What Should the Left Propose?
Roberto Mangabeira Unger. Verso, $23 (179pp) ISBN 978-1-84467-048-2
A moribund Left gets zapped with a cattle prod in this stimulating visionary manifesto. Brazilian social theorist Unger (Democracy Realized: The Progressive Alternative) paints leftists as hidebound and backward-looking, clinging to a vestigial social democracy that ameliorates the ills of a market economy instead of trying to transform it. Rather than resist economic and social change, he argues, the Left should drive ""the permanent creation of the new"" by championing New Economy managerial techniques of cooperative innovation, promoting state support for small entrepreneurship and venture capital formation and exploring ""experimental"" forms of markets, property and contract.
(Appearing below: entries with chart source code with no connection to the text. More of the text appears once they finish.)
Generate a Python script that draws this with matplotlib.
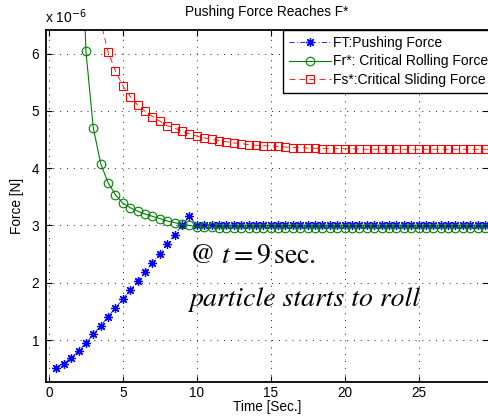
import numpy as np
import matplotlib
matplotlib.use("Agg")
import matplotlib.pyplot as plt

plt.rcParams['font.family'] = ['Liberation Sans', 'DejaVu Sans']
plt.rcParams['mathtext.fontset'] = 'stix'

# time axis [s]
t = np.arange(1, 61) * 0.5

# FT: pushing force (x1e-6 N)
ft = [0.51, 0.59, 0.69, 0.81, 0.95, 1.10, 1.25, 1.41, 1.56, 1.72,
      1.87, 2.03, 2.19, 2.35, 2.51, 2.67, 2.84, 3.00, 3.16, 3.00,
      3.00, 3.00, 3.00, 3.00, 3.00, 3.00, 3.00, 3.00, 3.00, 3.00,
      3.00, 3.00, 3.00, 3.00, 3.00, 3.00, 3.00, 3.00, 3.00, 3.00,
      3.00, 3.00, 3.00, 3.00, 3.00, 3.00, 3.00, 3.00, 3.00, 3.00,
      3.00, 3.00, 3.00, 3.00, 3.00, 3.00, 3.00, 3.00, 3.00, 3.00]

# Fr*: critical rolling force
fr = [150.0, 38.0, 17.0, 9.90, 6.04, 4.70, 4.08, 3.745, 3.535, 3.39,
      3.31, 3.25, 3.20, 3.16, 3.12, 3.08, 3.05, 3.02, 3.00, 2.98,
      2.97, 2.965, 2.96, 2.96, 2.96, 2.96, 2.96, 2.96, 2.96, 2.96,
      2.96, 2.96, 2.96, 2.96, 2.96, 2.96, 2.96, 2.96, 2.96, 2.96,
      2.96, 2.96, 2.96, 2.96, 2.96, 2.96, 2.96, 2.96, 2.96, 2.96,
      2.96, 2.96, 2.96, 2.96, 2.96, 2.96, 2.96, 2.96, 2.96, 2.96]

# Fs*: critical sliding force
fs = [100.0, 30.0, 15.0, 10.5, 8.30, 7.20, 6.55, 6.03, 5.69, 5.44,
      5.25, 5.10, 4.99, 4.90, 4.82, 4.74, 4.70, 4.64, 4.60, 4.56,
      4.53, 4.50, 4.48, 4.46, 4.44, 4.43, 4.41, 4.40, 4.39, 4.39,
      4.38, 4.37, 4.36, 4.36, 4.35, 4.35, 4.34, 4.34, 4.34, 4.34,
      4.34, 4.33, 4.33, 4.33, 4.33, 4.33, 4.33, 4.33, 4.33, 4.33,
      4.33, 4.33, 4.33, 4.33, 4.33, 4.33, 4.33, 4.33, 4.33, 4.33]

xticks = [0, 5, 10, 15, 20, 25]
yticks = [1, 2, 3, 4, 5, 6]

fig = plt.figure(figsize=(4.88, 4.17), dpi=100)
ax = fig.add_axes([46/488, 1 - 382/417, (488 - 46)/488, (382 - 30)/417])

ax.plot(t, ft, color='b', ls=(0, (6, 3, 1, 3)), lw=0.6, marker=(8, 2, 0),
        ms=6.5, mew=0.9, label='FT:Pushing Force')
ax.plot(t, fr, color=(0, 0.5, 0), ls='-', lw=0.8, marker='o', ms=6.2,
        mfc='none', mew=0.8, label='Fr*: Critical Rolling Force')
ax.plot(t, fs, color='r', ls=(0, (7, 5)), lw=0.6, marker='s', ms=5.6,
        mfc='none', mew=0.8, label='Fs*:Critical Sliding Force')

ax.set_xlim(-0.2, 29.7)
ax.set_ylim(0.27, 6.41)
ax.set_xticks(xticks)
ax.set_yticks(yticks)
ax.tick_params(direction='in', length=4, width=0.8, labelsize=9.8,
               top=True, right=True, pad=3)
ax.tick_params(axis='y', pad=5)
ax.grid(True, ls=(0, (1.2, 7)), color='k', lw=0.6)
for s in ['left', 'bottom', 'top']:
    ax.spines[s].set_linewidth(1.3)
ax.spines['right'].set_visible(False)

ax.set_title('Pushing Force Reaches F*', fontsize=9.8, pad=10)
ax.set_xlabel('Time [Sec.]', fontsize=9.8, labelpad=0)
ax.set_ylabel('Force [N]', fontsize=9.8, labelpad=5)
fig.text(45/488, 1 - 23/417, r'x 10$^{-6}$', fontsize=10, va='baseline',
         ha='left', math_fontfamily='dejavusans')

ax.text(9.46, 2.34, r'@ $t = 9\,$sec.', fontsize=20, family='STIXGeneral')
ax.text(9.46, 1.59, 'particle starts to roll', fontsize=20,
        family='STIXGeneral', style='italic')

leg = ax.legend(loc='upper left', bbox_to_anchor=(0.536, 1.0), fontsize=10,
                numpoints=1, handlelength=3.0, handletextpad=0.15,
                borderpad=0.45, labelspacing=0.3, fancybox=False,
                framealpha=1, edgecolor='k', borderaxespad=0)
leg.get_frame().set_linewidth(1.0)

fig.savefig('out.png', dpi=100)
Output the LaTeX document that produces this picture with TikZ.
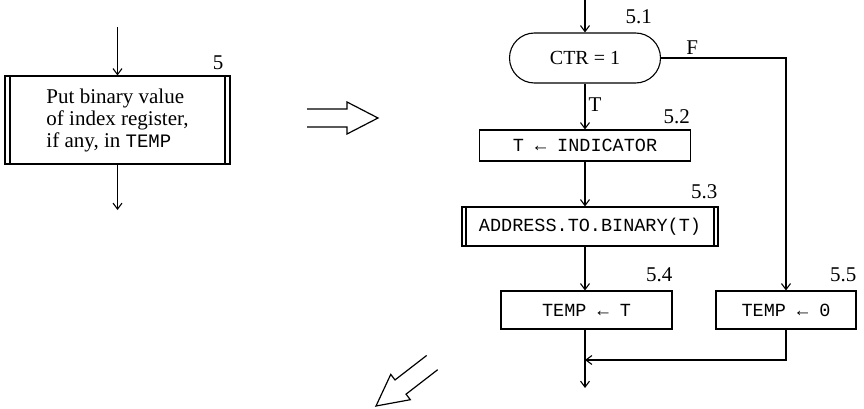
\documentclass[tikz,border=0pt]{standalone}
\usepackage{fontspec}
\setmainfont{Liberation Serif}
\setmonofont{Liberation Mono}
\usetikzlibrary{positioning,arrows.meta,calc,shapes.misc}
\tikzset{
  box/.style={draw, line width=1.1pt, inner sep=0pt, align=center, font=\fontsize{18.5}{22}\selectfont\ttfamily},
  subbox/.style={box, path picture={
      \draw[line width=1.1pt] ([xshift=#1]path picture bounding box.north west) -- ([xshift=#1]path picture bounding box.south west);
      \draw[line width=1.1pt] ([xshift=-#1]path picture bounding box.north east) -- ([xshift=-#1]path picture bounding box.south east);}},
  stadium/.style={box, rounded rectangle, font=\fontsize{20}{22}\selectfont},
  arrow/.style={-{Straight Barb[length=6pt,width=9pt,line width=1.1pt]}, line width=1.1pt},
  hollow/.style={line width=1.2pt, line join=miter},
  num/.style={font=\fontsize{21}{22}\selectfont, inner sep=0pt, anchor=south east},
  tf/.style={font=\fontsize{21}{22}\selectfont, inner sep=3pt}
}
\begin{document}
\begin{tikzpicture}[x=1pt, y=-1pt]
        \useasboundingbox (0,0) rectangle (864,409);
        % coarse step
        \node[subbox=5pt, minimum width=225pt, minimum height=88pt, align=left, font=\fontsize{21}{22}\selectfont] (put) at (117.5,120)
          {Put binary value\\of index register,\\if any, in {\fontsize{19}{22}\selectfont\texttt{TEMP}}};
        \node[num] at ([xshift=-7pt,yshift=6pt]put.north east) {5};
        \coordinate (putin) at (put.north |- 0,27);
        \coordinate (putout) at (put.south |- 0,210);
        \draw[arrow] (putin) -- (put.north);
        \draw[arrow] (put.south) -- (putout);
        % refinement arrows
        \draw[hollow] (307,109) -- (347,109) -- (347,102) -- (378,118) -- (347,134) -- (347,127) -- (307,127);
        \begin{scope}[shift={(376,406)}, rotate=217.7]
          \draw[hollow] (-71,9) -- (-31,9) -- (-31,16) -- (0,0) -- (-31,-16) -- (-31,-9) -- (-71,-9);
        \end{scope}
        % refined steps
        \node[stadium, minimum width=151pt, minimum height=50pt] (ctr) at (585,58) {CTR = 1};
        \node[box, minimum width=211pt, minimum height=31pt] (ind) at (585,145.5) {T ← INDICATOR};
        \node[subbox=4pt, minimum width=256pt, minimum height=39pt] (adr) at (590,226.5) {ADDRESS.TO.BINARY(T)};
        \node[box, minimum width=171pt, minimum height=38pt] (tmpt) at (586.5,310) {TEMP ← T};
        \node[box, minimum width=140pt, minimum height=38pt] (tmpo) at (786,310) {TEMP ← 0};
        \node[num] at ([xshift=-9pt,yshift=8pt]ctr.north -| ctr.east) {5.1};
        \node[num] at ([xshift=-1pt,yshift=5pt]ind.north east) {5.2};
        \node[num] at ([xshift=-1pt,yshift=7pt]adr.north east) {5.3};
        \node[num] at ([xshift=0pt,yshift=8pt]tmpt.north east) {5.4};
        \node[num] at ([xshift=0pt,yshift=8pt]tmpo.north east) {5.5};
        \coordinate (entry) at (ctr.north |- 0,0);
        \coordinate (join) at (ctr.south |- 0,360);
        \coordinate (exit) at (ctr.south |- 0,388);
        \draw[arrow] (entry) -- (ctr.north);
        \draw[arrow] (ctr.south) -- node[tf, right, pos=0.45] {T} (ctr.south |- ind.north);
        \draw[arrow] (ind.south) -- (ind.south |- adr.north);
        \draw[arrow] (adr.south -| ind.south) -- (ind.south |- tmpt.north);
        \draw[arrow] (ctr.east) -- node[tf, above, pos=0.25] {F} (tmpo.north |- ctr.east) -- (tmpo.north);
        \draw[arrow] (tmpt.south -| ctr.south) -- (exit);
        \draw[arrow] (tmpo.south) |- (join);
      \end{tikzpicture}
\end{document}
Properly guided by ""high-energy"" politics, he insists, such initiatives can enhance equality, security, social solidarity and returns to labor, broaden opportunity, usher in ""the divinization of humanity"" and bestow on the individual ""a more god-like self."" Some readers will no doubt find his sweeping indictment of social democracy unfair, his co-optation of avant-garde management theory naive, and his celebration of change and upheaval utopian. Many of his proposals, like privatizating social services or making everyone hold a second job in the ""caring economy"" tending to the old, the young, the sick, the poor or the desperate (no, family members don't count), are ill thought-out. Still, he offers an incisive critique of social and economic discontents, one that turns traditional Marxist formulations on their heads (""we... are, in large numbers, petty-bourgeois now."") The result is a provocative challenge to left orthodoxies that should spur plenty of controversy-and fresh thinking.